How Kapture CX Helps Enterprises Prevent and Manage AI Drift

Kapture CX is built to keep AI accurate in the real world. Its vertical AI, grounded in industry rules and compliance workflows, reduces the chances of models drifting away from contextual truth. A live observability layer highlights early warning signs such as confidence dips, routing errors, and intent shifts.

Agent corrections and customer feedback continuously flow back into the learning loop, ensuring models stay aligned with evolving behavior. And when uncertainty rises, multi-agent orchestration automatically triggers safe fallbacks.

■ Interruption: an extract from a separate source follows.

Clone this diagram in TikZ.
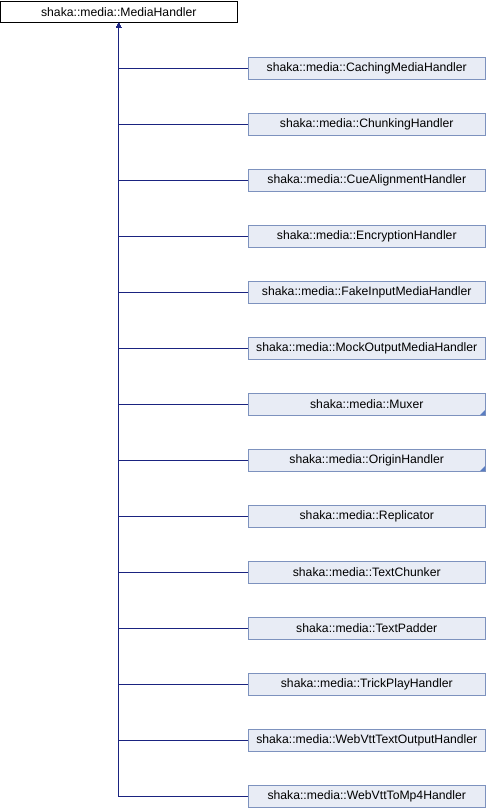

This entire orchestration ensures that service remains uninterrupted. With Kapture CX, enterprises gain drift-proofed CX automation at scale and the confidence to let AI handle outcomes autonomously.

See how Kapture CX keeps CX AI sharp—book a demo today!


FAQs

1. What exactly is AI drift, and why is it dangerous for customer experience operations?

AI drift occurs when the real world changes, but the AI model continues operating based on outdated data, rules, or customer behavior patterns. Over time, this disconnect causes the model to misclassify intents, give incorrect answers, misroute tickets, or violate updated policies.

2. How can enterprises detect AI drift before customers start complaining?

Early signals often appear in operational metrics long before they’re reflected in CSAT scores. These include drops in first-contact accuracy, rising manual escalations, inconsistent routing, sentiment turning negative, or agents repeatedly overriding the AI’s initial classification.

3. What steps should organizations take to prevent AI drift in CX models?

Drift-resistant systems combine continuous learning with strong governance. This includes refreshing datasets regularly, ingesting updated policies monthly, clustering new intents as they emerge, and grounding the AI in domain-specific rules.